I have to admit I was at my physical limits at this point. The last few boards seemed dirtier than all the rest and were killing my blades quickly. Rather than resharpen, I kept grabbing for spare planes I thought would be ready to work. I could barely stand by the time we were installing the last few boards. The rain intensified at points, turning the pile of shavings into a soggy pulp.

The final 5 boards—near the rock that was scribed—were installed in a complicated way, and so I left them as sanded, to see how they age. 

My face after the final board was fastened

We were done. (Again.) I cracked a beer.

Worth it.
Later that evening, boards came alive under sparse light.

The first planing round ended up nearly perfect, with barely any tear out or track marks across the nearly 100 boards. The frantic second attempt at planing, outdoors, in weather, with dirty boards and tired arms, was imperfect but I can say without a doubt that I gave it everything I had. Working under less than ideal conditions makes things much more interesting.

Thank you to my teachers, Spencer, and my carpenter friends. I couldn’t have finished this project without you.

The extra effort to re plane the boards changed my mind about how I want to use the walkway, though. My next project will be for two signs, one for each end of the path, that say “No Shoes Please.”

From the bedroom to the walkway

Soon, we will repair the coating. I told the masons and painters that the deck needs to be treated like interior finish work, so they will wrap it before we grind off all that black epoxy. After we fill the pond and test the systems, we will get the fish back from a neighbor’s house where they have been hanging out for about 5 years. I look forward to seeing my daughter feed them from the walkway. I wonder if the koi will remember us.

[1]:It is not quite an engawa, not quite a deck, so I’ll call it a walkway.

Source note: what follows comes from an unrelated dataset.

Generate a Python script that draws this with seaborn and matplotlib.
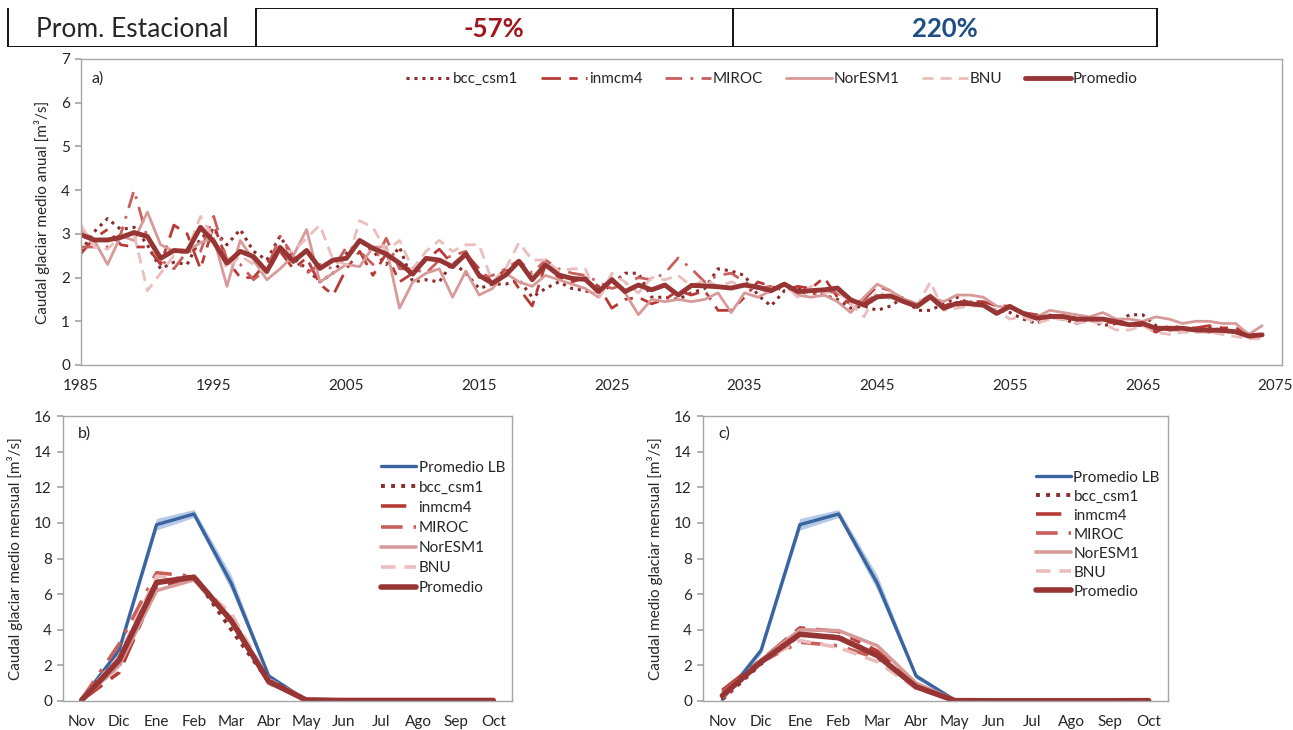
import numpy as np
import pandas as pd
import matplotlib
matplotlib.use('Agg')
import matplotlib.pyplot as plt
import seaborn as sns

# ---- data ---------------------------------------------------------------
years = list(range(1985, 2075))

bcc_csm1 = [2.60, 3.05, 3.35, 3.10, 3.15, 2.75, 2.20, 2.35, 2.30, 2.90,
            3.10, 2.75, 3.10, 2.60, 2.40, 2.95, 2.45, 2.20, 1.90, 2.10,
            2.55, 2.85, 2.60, 2.30, 2.70, 1.90, 1.95, 1.90, 2.35, 2.10,
            1.75, 1.85, 1.85, 1.95, 1.55, 1.75, 1.90, 1.75, 1.70, 1.60,
            1.85, 2.10, 2.10, 1.55, 1.55, 1.50, 1.65, 1.75, 2.20, 2.15,
            2.05, 1.60, 1.35, 1.70, 1.75, 1.65, 1.60, 1.50, 1.30, 1.35,
            1.25, 1.35, 1.55, 1.25, 1.25, 1.40, 1.55, 1.40, 1.35, 1.25,
            1.20, 1.05, 0.95, 1.10, 1.05, 0.95, 1.05, 0.90, 0.95, 1.15,
            1.15, 0.90, 0.80, 0.85, 0.80, 0.85, 0.80, 0.75, 0.70, 0.70]
inmcm4 = [2.55, 2.90, 3.10, 2.75, 2.70, 2.70, 2.30, 3.20, 3.00, 2.20,
          3.20, 2.40, 2.00, 2.00, 2.35, 2.60, 2.20, 2.45, 1.85, 1.60,
          2.20, 2.60, 2.05, 2.55, 1.90, 2.10, 2.40, 2.65, 2.30, 2.55,
          2.20, 1.90, 2.20, 1.75, 1.35, 2.30, 2.00, 1.90, 2.00, 1.80,
          1.30, 1.50, 1.55, 1.40, 1.50, 1.70, 1.60, 1.70, 1.25, 1.25,
          1.55, 1.90, 1.80, 1.70, 1.80, 1.75, 2.00, 1.55, 1.40, 1.50,
          1.80, 1.70, 1.50, 1.40, 1.60, 1.35, 1.45, 1.45, 1.45, 1.35,
          1.35, 1.20, 1.15, 1.10, 1.10, 1.05, 1.05, 1.00, 0.95, 0.90,
          0.90, 0.75, 0.90, 0.85, 0.85, 0.90, 0.85, 0.85, 0.70, 0.70]
miroc = [2.70, 2.70, 2.70, 3.00, 4.00, 2.90, 2.40, 2.20, 2.60, 2.60,
         3.40, 2.40, 2.30, 1.95, 2.20, 2.95, 2.50, 2.10, 2.30, 2.20,
         2.70, 2.60, 2.30, 2.90, 2.20, 2.20, 2.10, 2.40, 2.50, 2.60,
         2.00, 2.05, 2.20, 2.40, 2.10, 2.40, 2.20, 2.10, 2.05, 1.90,
         1.75, 1.85, 2.00, 1.95, 2.10, 2.45, 2.20, 1.90, 2.05, 2.10,
         1.90, 1.75, 1.80, 1.85, 1.70, 1.60, 1.70, 1.65, 1.45, 1.45,
         1.60, 1.55, 1.50, 1.40, 1.60, 1.35, 1.35, 1.45, 1.35, 1.20,
         1.30, 1.20, 1.10, 1.15, 1.05, 1.10, 1.00, 1.05, 1.00, 0.90,
         1.00, 0.85, 0.80, 0.80, 0.80, 0.75, 0.80, 0.75, 0.65, 0.70]
noresm1 = [3.10, 2.85, 2.30, 2.95, 2.85, 3.50, 2.75, 2.60, 2.60, 2.80,
           2.90, 1.80, 2.85, 2.40, 1.95, 2.20, 2.50, 3.10, 1.90, 2.10,
           2.30, 2.25, 2.70, 2.70, 1.30, 1.90, 2.10, 2.20, 1.55, 2.15,
           1.60, 1.75, 2.10, 1.90, 1.80, 2.05, 1.95, 1.85, 1.75, 1.55,
           2.00, 1.65, 1.15, 1.50, 1.45, 1.50, 1.45, 1.50, 1.65, 1.20,
           1.65, 1.55, 1.70, 1.85, 1.60, 1.55, 1.60, 1.45, 1.20, 1.55,
           1.85, 1.70, 1.50, 1.40, 1.55, 1.45, 1.60, 1.60, 1.55, 1.35,
           1.30, 1.20, 1.10, 1.25, 1.20, 1.15, 1.10, 1.20, 1.05, 1.05,
           1.00, 1.10, 1.05, 0.95, 1.00, 1.00, 0.95, 0.95, 0.70, 0.90]
bnu = [3.20, 2.70, 2.65, 2.95, 3.00, 1.70, 2.10, 2.50, 2.60, 3.40,
       2.90, 2.20, 2.50, 2.30, 2.10, 2.60, 2.60, 2.90, 3.20, 2.40,
       2.30, 3.30, 3.15, 2.60, 2.85, 2.20, 2.60, 2.85, 2.60, 2.75,
       2.75, 1.90, 2.20, 2.80, 2.40, 2.40, 2.15, 2.20, 2.20, 1.50,
       2.10, 1.90, 1.65, 2.00, 1.95, 2.05, 1.80, 1.95, 1.80, 1.90,
       1.80, 1.75, 1.65, 1.85, 1.55, 1.80, 1.65, 1.70, 1.40, 1.10,
       1.70, 1.50, 1.45, 1.35, 1.90, 1.25, 1.30, 1.35, 1.35, 1.25,
       1.05, 1.10, 0.95, 1.05, 1.05, 0.95, 1.00, 0.95, 0.80, 0.80,
       0.90, 0.75, 0.70, 0.75, 0.75, 0.75, 0.70, 0.65, 0.60, 0.60]
promedio = [2.98, 2.86, 2.86, 2.92, 3.03, 2.94, 2.44, 2.62, 2.60, 3.15,
            2.82, 2.33, 2.60, 2.48, 2.14, 2.69, 2.37, 2.62, 2.21, 2.40,
            2.44, 2.85, 2.67, 2.54, 2.33, 2.08, 2.44, 2.40, 2.25, 2.54,
            2.05, 1.87, 2.06, 2.37, 1.95, 2.29, 2.06, 1.98, 1.96, 1.68,
            1.95, 1.68, 1.83, 1.72, 1.83, 1.60, 1.82, 1.81, 1.79, 1.76,
            1.83, 1.78, 1.70, 1.85, 1.68, 1.70, 1.72, 1.76, 1.49, 1.37,
            1.56, 1.58, 1.45, 1.34, 1.56, 1.30, 1.41, 1.40, 1.37, 1.18,
            1.34, 1.18, 1.07, 1.11, 1.11, 1.05, 1.05, 1.05, 0.99, 0.92,
            0.95, 0.84, 0.84, 0.84, 0.80, 0.80, 0.79, 0.76, 0.66, 0.69]

months = ['Nov', 'Dic', 'Ene', 'Feb', 'Mar', 'Abr', 'May', 'Jun', 'Jul', 'Ago', 'Sep', 'Oct']
lb_mean = [0.10, 2.85, 9.90, 10.50, 6.60, 1.40, 0.05, 0, 0, 0, 0, 0]
lb_low = [0.05, 2.65, 9.60, 10.30, 6.20, 1.25, 0.02, 0, 0, 0, 0, 0]
lb_high = [0.15, 3.05, 10.25, 10.75, 7.05, 1.55, 0.08, 0, 0, 0, 0, 0]

b_bcc = [0.10, 2.00, 6.70, 7.00, 4.00, 1.10, 0.05, 0.02, 0.02, 0.02, 0.02, 0.02]
b_inm = [0.05, 1.60, 6.40, 6.90, 4.70, 1.00, 0.10, 0.05, 0.05, 0.05, 0.05, 0.05]
b_miroc = [0.10, 3.20, 7.20, 7.00, 4.60, 1.20, 0.10, 0.05, 0.05, 0.05, 0.05, 0.05]
b_nor = [0.05, 2.00, 6.20, 6.80, 4.60, 1.00, 0.10, 0.05, 0.05, 0.05, 0.05, 0.05]
b_bnu = [0.10, 2.50, 7.00, 6.80, 4.90, 1.20, 0.10, 0.05, 0.05, 0.05, 0.05, 0.05]
b_prom = [0.05, 2.30, 6.65, 6.95, 4.50, 1.10, 0.05, 0.03, 0.03, 0.03, 0.03, 0.03]

c_bcc = [0.10, 2.10, 3.70, 3.60, 2.60, 0.80, 0.02, 0.01, 0.01, 0.01, 0.01, 0.01]
c_inm = [0.60, 2.30, 4.10, 3.90, 2.80, 0.90, 0.05, 0.02, 0.02, 0.02, 0.02, 0.05]
c_miroc = [0.50, 2.20, 3.30, 3.10, 2.40, 0.80, 0.05, 0.02, 0.02, 0.02, 0.02, 0.08]
c_nor = [0.30, 2.30, 4.00, 3.95, 3.10, 1.00, 0.05, 0.02, 0.02, 0.02, 0.02, 0.02]
c_bnu = [0.20, 2.20, 3.40, 3.00, 2.20, 0.70, 0.05, 0.02, 0.02, 0.02, 0.02, 0.02]
c_prom = [0.30, 2.20, 3.75, 3.55, 2.55, 0.80, 0.02, 0.01, 0.01, 0.01, 0.01, 0.02]

# ---- styles -------------------------------------------------------------
STYLES = {
    'bcc_csm1': dict(color='#8B2B2B', ls=(0, (1, 1.6)), lw=2.2),
    'inmcm4':   dict(color='#B83A36', ls=(0, (7, 3, 3, 3)), lw=2.0),
    'MIROC':    dict(color='#C9605C', ls=(0, (6, 3, 1, 3)), lw=2.0),
    'NorESM1':  dict(color='#D89A98', ls='-', lw=2.0),
    'BNU':      dict(color='#EBBDBC', ls=(0, (4, 2.5)), lw=2.0),
    'Promedio': dict(color='#973434', ls='-', lw=3.5),
}
GRAY = '#a6a6a6'
FONT = ['Lato', 'DejaVu Sans']

sns.set_theme(style='white')
plt.rcParams['font.family'] = FONT

fig = plt.figure(figsize=(12.93, 7.30), dpi=100)


def style_axes(ax, xpad):
    for s in ax.spines.values():
        s.set_color(GRAY)
        s.set_linewidth(1.0)
    ax.tick_params(axis='y', which='both', left=True, length=4, color=GRAY, labelsize=11, pad=4)
    ax.tick_params(axis='x', which='both', bottom=False, length=0, labelsize=11, pad=xpad)


# ---- header -------------------------------------------------------------
hx = fig.add_axes([0, 0.9356, 1, 0.0534])
hx.set_xlim(0, 1293)
hx.set_ylim(0, 1)
hx.axis('off')
hx.plot([8, 8], [-0.08, 1], color='black', lw=1.3)
hx.plot([8, 1157], [0, 0], color='black', lw=1.3)
hx.plot([256, 1157], [1, 1], color='black', lw=1.3)
for xv in (256, 733, 1157):
    hx.plot([xv, xv], [0, 1], color='black', lw=1.3)
hx.text(132, 0.45, 'Prom. Estacional', ha='center', va='center', fontsize=19)
hx.text(494, 0.45, '-57%', ha='center', va='center', fontsize=18.5, fontweight='bold',
        color='#A0171C')
hx.text(945, 0.45, '220%', ha='center', va='center', fontsize=18.5, fontweight='bold',
        color='#1F4E86')

# ---- panel a ------------------------------------------------------------
ax = fig.add_axes([81 / 1293, 0.5, 1201 / 1293, 306 / 730])
annual = {'bcc_csm1': bcc_csm1, 'inmcm4': inmcm4, 'MIROC': miroc,
          'NorESM1': noresm1, 'BNU': bnu, 'Promedio': promedio}
for name, vals in annual.items():
    st = STYLES[name]
    sns.lineplot(x=years, y=vals, ax=ax, color=st['color'], linestyle=st['ls'],
                 linewidth=st['lw'], label=name)
ax.set_xlim(1985, 2075.5)
ax.set_ylim(0, 7)
ax.set_xticks(range(1985, 2076, 10))
ax.set_yticks(range(0, 8))
ax.set_ylabel('Caudal glaciar medio anual [m³/s]', fontsize=11, labelpad=8)
style_axes(ax, 10)
ax.text(0.009, 0.935, 'a)', transform=ax.transAxes, fontsize=11.5, va='center')
ax.legend(ncol=6, loc='center', bbox_to_anchor=(0.575, 0.935), frameon=False,
          fontsize=11, handlelength=3.0, columnspacing=1.5, handletextpad=0.1)

# ---- panels b and c -----------------------------------------------------
panels = [
    ([63 / 1293, 29 / 730, 449 / 1293, 285 / 730], 'b)',
     'Caudal glaciar medio mensual [m³/s]',
     [b_bcc, b_inm, b_miroc, b_nor, b_bnu, b_prom], (0.695, 0.865), 0.4),
    ([703 / 1293, 29 / 730, 465 / 1293, 285 / 730], 'c)',
     'Caudal medio glaciar mensual [m³/s]',
     [c_bcc, c_inm, c_miroc, c_nor, c_bnu, c_prom], (0.703, 0.83), 0.33),
]
x_idx = np.arange(len(months))
for rect, tag, ylab, series, lpos, lspace in panels:
    bx = fig.add_axes(rect)
    bx.fill_between(x_idx, lb_low, lb_high, color='#9DB9DE', alpha=0.75, lw=0)
    sns.lineplot(x=x_idx, y=lb_mean, ax=bx, color='#3A64A0', linewidth=2.4, label='Promedio LB')
    for name, vals in zip(['bcc_csm1', 'inmcm4', 'MIROC', 'NorESM1', 'BNU', 'Promedio'], series):
        st = STYLES[name]
        sns.lineplot(x=x_idx, y=vals, ax=bx, color=st['color'], linestyle=st['ls'],
                     linewidth=st['lw'] + (0.6 if name != 'Promedio' else 0.5), label=name)
    bx.set_xlim(-0.5, 11.5)
    bx.set_ylim(0, 16)
    bx.set_xticks(x_idx)
    bx.set_xticklabels(months)
    bx.set_yticks(range(0, 17, 2))
    bx.set_ylabel(ylab, fontsize=11, labelpad=8)
    style_axes(bx, 10)
    bx.text(0.033, 0.94, tag, transform=bx.transAxes, fontsize=11.5, va='center')
    bx.legend(loc='upper left', bbox_to_anchor=lpos, frameon=False, fontsize=11,
              handlelength=2.3, handletextpad=0.15, labelspacing=lspace, borderaxespad=0)

fig.savefig('out.png', dpi=100)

[2]:Port Orford Cedar is known as one of the hardest cedars, because it isn’t actually a cedar—it’s a part of the cypress family. It’s identical or similar to the Japanese hinoki, and in fact the better grades of POC get sent to japan. There is some talk about hinoki being more yellow/pink than POC, but I can’t remember it right now. (I just asked some carpenters to clarify.) In Japan, Hinoki is used as a premium wood in temples and higher end contexts as well as baths where rot resistance is important. It smells fragrant and minty. 

[3]:The framing is from accoya, a fast growing European pine engineered with a vinegar like solution to push out hydrophilic elements and add intense water and pest resistance. Accoya isn’t cheap or pretty (it is typically paint grade) but it can be buried directly into the ground as a post and is rated 25 years in marine use. It’s a super material I also experienced as decking material at the Liljestrand house, where I volunteer as a board member and sometimes carpenter. 

[4]:Yann estimates a third of time planing is spent resharpening using traditional methods and steels. Yama-San, another teacher of mine, employs hollow grinds, and radically quick sharpening methods to get it down to 5 minutes a blade. I employ both types of methods, depending on the context.